Member of the Ghana Parliament for Afram Plains South Constituency
- In office 7 January 2017 – 6 January 2021
- Preceded by: Joseph Appiah Boateng
- Succeeded by: Joseph Appiah Boateng

Personal details
- Born: 11 September 1963 (age 62) Kwanim, Ghana
- Party: National Democratic Congress
- Alma mater: Voronezh State University, Middlesex University
- Occupation: Politician
- Profession: Chief executive officer
- Committees: Agriculture Committee

= Eric Osei-Owusu =

Ghanaian politician

Eric Osei-Owusu is a Ghanaian politician and member of the Seventh Parliament of the Fourth Republic of Ghana representing the Afram Plains South Constituency in the Eastern Region on the ticket of the National Democratic Congress.

== Early life and education ==
Osei-Owusu was born on 11 September 1963 and hails from Kwanim in the Eastern Region of Ghana. He had his diploma from Voronezh State University in Russia. He further had his bachelor's degree in business from Middlesex University in Britain in 1999.

== Career ==
Osei-Owusu was the chief executive officer of the National Food Buffer Stock Company (NAFCO) at the Ministry of Food and Agriculture in Accra.

== Politics ==
Osei-Owusu is a member of the National Democratic Party. He was the member of parliament for Afram Plains South Constituency from 2017 to 2021. During the National Democratic Congress primaries in August 2019, Osei-Owusu lost his reelection bid to Joseph Appiah Boateng to represent the Afram Plains South Constituency in parliament.

=== 2016 election ===
In the 2016 Ghanaian general election, he won the Afram Plains South Constituency parliamentary seat with 11,479 votes making 54.1% of the total votes cast whilst the NPP parliamentary candidate Hor William had 9,376 votes making 44.2% of the total votes cast and the CPP parliamentary candidate Jordan Yumbow Michael had 360 votes making 1.7% of the total votes cast.

=== Committee ===
Osei-Owusu was a member of the Agriculture Committee of Parliament.

== Personal life ==
Osei-Owusu is a Christian.

== Philanthropy ==
In June 2017, Osei-Owusu deployed 100 teachers to support education in the Afram Plains South constituency.

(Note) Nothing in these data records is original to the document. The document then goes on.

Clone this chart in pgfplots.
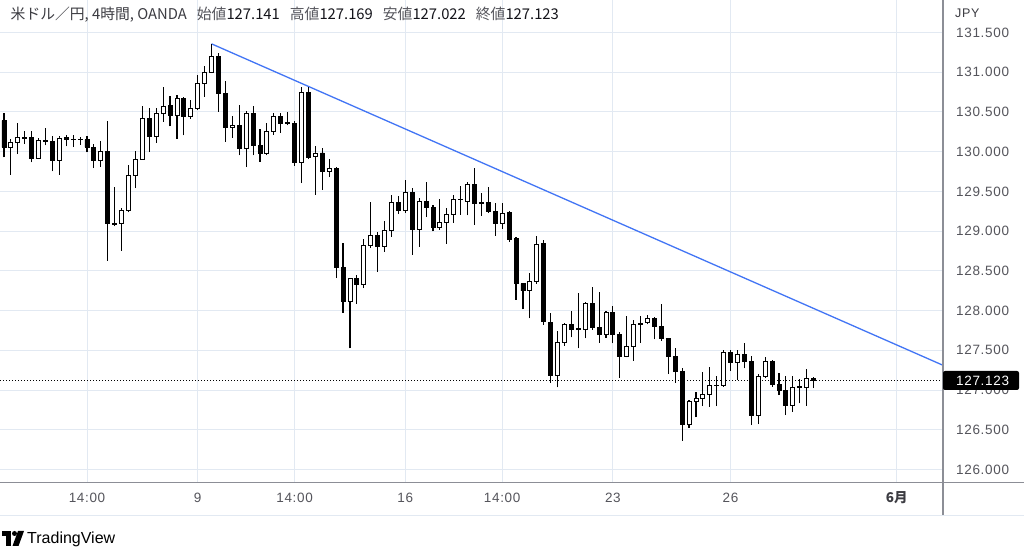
\documentclass[border=0pt]{standalone}
\usepackage{pgfplots}
\pgfplotsset{compat=1.18}
\usepackage{pgfplotstable}
\usepackage{fontspec}
\setmainfont{Liberation Sans}
\newfontfamily\jpfont{Noto Sans CJK JP}
\newfontfamily\axisfont[LetterSpace=5]{Liberation Sans}
\definecolor{gridc}{RGB}{226,233,242}
\definecolor{tvblue}{RGB}{66,117,245}
\definecolor{lblc}{RGB}{85,85,92}
\definecolor{sepc}{RGB}{140,142,150}
\definecolor{hdc}{RGB}{60,60,66}
\definecolor{valc}{RGB}{20,20,26}

\pgfplotstableread{
i o h l c
0 130.390 130.487 129.928 130.054
1 130.058 130.163 129.709 130.122
2 130.122 130.361 129.970 130.176
3 130.170 130.264 130.096 130.180
4 130.176 130.264 129.864 129.920
5 129.920 130.167 129.911 130.138
6 130.138 130.298 130.079 130.125
7 130.130 130.192 129.751 129.886
8 129.890 130.192 129.709 130.172
9 130.180 130.214 130.067 130.151
10 130.155 130.205 130.058 130.150
11 130.150 130.180 130.088 130.152
12 130.151 130.192 129.991 130.058
13 130.054 130.096 129.794 129.886
14 129.886 130.130 129.806 130.008
15 130.008 130.390 128.629 129.091
16 129.091 129.554 129.058 129.080
17 129.100 129.289 128.755 129.255
18 129.255 129.835 129.234 129.697
19 129.705 130.012 129.542 129.907
20 129.907 130.571 129.899 130.416
21 130.416 130.550 129.995 130.192
22 130.192 130.550 130.109 130.479
23 130.479 130.815 130.374 130.571
24 130.580 130.706 130.319 130.453
25 130.453 130.710 130.163 130.668
26 130.668 130.689 130.205 130.437
27 130.437 130.647 130.416 130.550
28 130.550 130.970 130.529 130.853
29 130.853 131.075 130.689 130.999
30 130.999 131.357 130.990 131.201
31 131.201 131.244 130.500 130.727
32 130.727 130.895 130.122 130.306
33 130.306 130.445 130.172 130.330
34 130.331 130.583 129.953 130.037
35 130.037 130.516 129.806 130.475
36 130.475 130.571 129.953 130.079
37 130.079 130.289 129.870 129.983
38 129.983 130.361 129.953 130.256
39 130.256 130.487 130.214 130.445
40 130.445 130.487 130.235 130.353
41 130.353 130.500 130.331 130.362
42 130.353 130.382 129.823 129.870
43 129.870 130.815 129.605 130.747
44 130.747 130.815 129.907 129.932
45 129.941 130.075 129.457 129.983
46 129.983 130.046 129.520 129.751
47 129.751 129.911 129.680 129.785
48 129.794 129.806 128.407 128.545
49 128.545 128.848 127.973 128.112
50 128.112 128.407 127.524 128.398
51 128.398 128.448 128.083 128.331
52 128.331 128.902 128.281 128.818
53 128.818 129.360 128.785 128.944
54 128.944 128.987 128.490 128.805
55 128.805 129.121 128.742 129.007
56 129.007 129.457 128.931 129.365
57 129.365 129.444 129.213 129.259
58 129.259 129.646 129.226 129.486
59 129.490 129.542 128.700 129.016
60 129.016 129.415 128.805 129.373
61 129.373 129.612 129.176 129.297
62 129.297 129.331 128.995 129.050
63 129.050 129.402 129.016 129.108
64 129.108 129.289 128.839 129.205
65 129.205 129.457 129.108 129.394
66 129.394 129.562 129.205 129.402
67 129.373 129.612 129.197 129.592
68 129.592 129.794 129.079 129.352
69 129.352 129.478 129.192 129.362
70 129.365 129.549 129.226 129.247
71 129.247 129.352 128.944 129.091
72 129.100 129.352 129.028 129.226
73 129.234 129.247 128.868 128.890
74 128.902 128.931 128.133 128.335
75 128.335 128.343 128.016 128.247
76 128.247 128.477 127.902 128.364
77 128.364 128.940 128.340 128.835
78 128.839 128.890 127.818 127.860
79 127.852 127.973 127.090 127.178
80 127.178 127.742 127.032 127.595
81 127.600 127.839 127.557 127.826
82 127.826 127.993 127.662 127.767
83 127.767 128.217 127.524 127.772
84 127.767 128.112 127.650 128.091
85 128.091 128.293 127.755 127.784
86 127.784 128.238 127.595 127.700
87 127.700 128.000 127.658 127.973
88 127.973 128.057 127.587 127.704
89 127.704 127.725 127.153 127.427
90 127.427 127.931 127.410 127.553
91 127.553 127.881 127.368 127.826
92 127.826 127.931 127.595 127.840
93 127.852 127.944 127.826 127.898
94 127.902 127.914 127.637 127.797
95 127.797 128.083 127.620 127.650
96 127.650 127.660 127.200 127.427
97 127.427 127.524 127.090 127.229
98 127.229 127.271 126.359 126.565
99 126.565 126.872 126.527 126.851
100 126.851 126.977 126.654 126.893
101 126.893 127.221 126.796 126.944
102 126.944 127.292 126.788 127.052
103 127.052 127.178 126.796 127.060
104 127.052 127.503 127.040 127.469
105 127.469 127.503 127.238 127.342
106 127.342 127.503 127.124 127.448
107 127.448 127.587 127.271 127.364
108 127.364 127.427 126.557 126.683
109 126.683 127.196 126.569 127.175
110 127.175 127.418 127.145 127.355
111 127.355 127.376 127.040 127.074
112 127.074 127.208 126.935 126.998
113 126.998 127.175 126.683 126.809
114 126.809 127.175 126.725 127.032
115 127.032 127.133 126.830 127.040
116 127.032 127.259 126.800 127.141
117 127.141 127.169 127.022 127.123
}\candles

\begin{document}
\begin{tikzpicture}
\useasboundingbox (0pt,0pt) rectangle (1024pt,548pt);
\fill[white] (0pt,0pt) rectangle (1024pt,548pt);

\begin{axis}[
  at={(0pt,65pt)}, anchor=south west,
  scale only axis, width=943pt, height=483pt,
  xmin=-0.572, xmax=135.70, ymin=125.829, ymax=131.909,
  axis line style={draw=none},
  tick style={draw=none}, major tick length=0pt,
  xtick={12,28,42,58,72,88,105,129},
  xticklabels={14:00,9,14:00,16,14:00,23,26,{\jpfont\bfseries\textcolor{hdc}{6月}}},
  ytick={126,126.5,127,127.5,128,128.5,129,129.5,130,130.5,131,131.5},
  yticklabels={126.000,126.500,127.000,127.500,128.000,128.500,129.000,129.500,130.000,130.500,131.000,131.500},
  yticklabel pos=right,
  grid=major,
  major grid style={draw=gridc, line width=0.9pt},
  yticklabel style={anchor=west, inner sep=0pt, xshift=13pt, font=\axisfont\fontsize{13.5}{15}\selectfont, text=lblc},
  xticklabel style={anchor=base, inner sep=0pt, yshift=-20pt, font=\axisfont\fontsize{13.5}{15}\selectfont, text=lblc},
]
\addplot[tvblue, line width=1.3pt] coordinates {(30,131.357) (136.5,127.280)};
\addplot[black, line width=0.9pt, dash pattern=on 1pt off 2pt] coordinates {(-1,127.123) (137,127.123)};
\addplot[draw=none, mark=none, no markers, mark size=0pt,
  error bars/.cd, y dir=plus, y explicit, error mark=none,
  error bar style={draw=black, line width=1.1pt}]
  table[x=i, y=l, y error plus expr={\thisrow{h}-\thisrow{l}}] {\candles};
\end{axis}

\begin{axis}[
  at={(0pt,65pt)}, anchor=south west,
  scale only axis, width=943pt, height=483pt,
  xmin=-0.572, xmax=135.70, ymin=125.829, ymax=131.909,
  hide axis, ybar stacked, bar width=4pt,
]
\addplot[draw=none, fill=none] table[x=i, y expr={min(\thisrow{o},\thisrow{c})}] {\candles};
\addplot[fill=white, draw=black, line width=0.9pt] table[x=i, y expr={max(\thisrow{c}-\thisrow{o},0)}] {\candles};
\addplot[fill=black, draw=black, line width=0.9pt] table[x=i, y expr={max(\thisrow{o}-\thisrow{c},0)}] {\candles};
\end{axis}

% frame lines
\draw[sepc, line width=1.2pt] (943pt,548pt) -- (943pt,33pt);
\draw[sepc, line width=1pt] (0pt,65pt) -- (1024pt,65pt);
\draw[gridc, line width=0.8pt] (0pt,33pt) -- (1024pt,33pt);

% last price label
\fill[black, rounded corners=2pt] (943pt,158pt) rectangle (1019pt,177pt);
\node[anchor=west, inner sep=0pt, text=white] at (956pt,167.5pt) {\axisfont\fontsize{13.5}{15}\selectfont 127.123};

% currency
\node[anchor=west, inner sep=0pt, text=hdc] at (955pt,535pt) {\axisfont\fontsize{12.5}{14}\selectfont JPY};

% header
\node[anchor=west, inner sep=0pt] at (10.5pt,533pt) {\jpfont\fontsize{14.8}{17}\selectfont
  \textcolor{hdc}{米ドル／円, 4時間, OANDA}\hspace{10pt}%
  \textcolor{lblc}{始値}\textcolor{valc}{127.141}\hspace{10pt}%
  \textcolor{lblc}{高値}\textcolor{valc}{127.169}\hspace{10pt}%
  \textcolor{lblc}{安値}\textcolor{valc}{127.022}\hspace{10pt}%
  \textcolor{lblc}{終値}\textcolor{valc}{127.123}};

% TradingView logo
\fill[black] (2pt,17pt) rectangle (11pt,12pt);
\fill[black] (6pt,17pt) rectangle (11pt,2pt);
\fill[black] (14.5pt,14.5pt) circle (2.5pt);
\fill[black] (18pt,17pt) -- (24pt,17pt) -- (18.5pt,2pt) -- (12.5pt,2pt) -- cycle;
\node[anchor=west, inner sep=0pt] at (27pt,9pt) {\fontsize{16}{18}\selectfont TradingView};
\end{tikzpicture}
\end{document}
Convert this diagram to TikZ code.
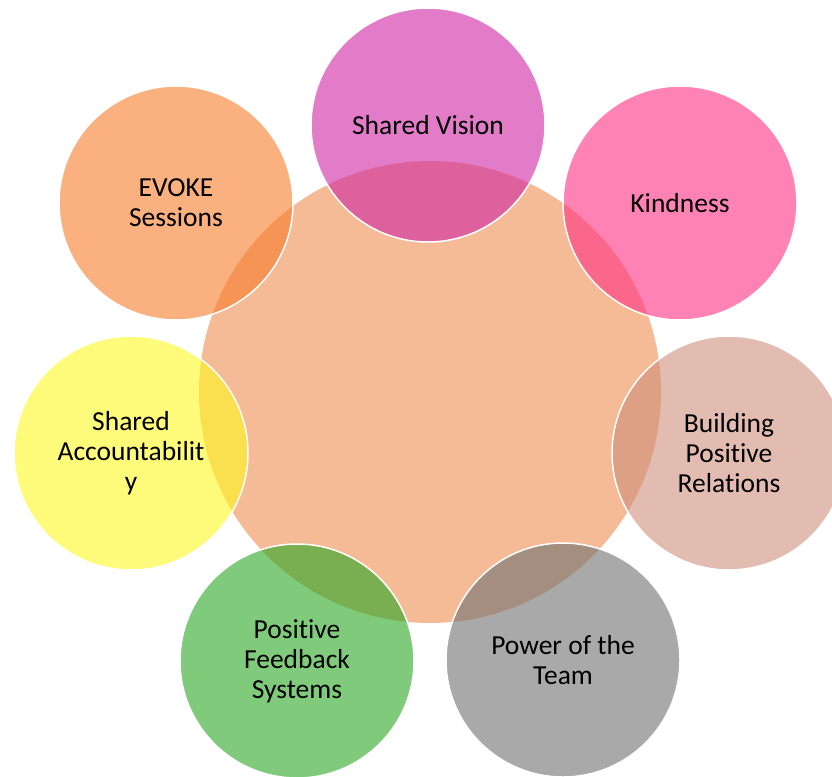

On 30 March 2020, he donated PPEs such as Veronica buckets, hand sanitizers, hand soaps and digital thermometers to the Kwahu Afram Plains Health Directorate in the fight against COVID-19 pandemic.

In October 2020, he donated logistics such as posters and exercise books to Kade Constituency, Abetifi Constituency, Mpraeso Constituency and Nkawkaw Constituency in the Eastern Region.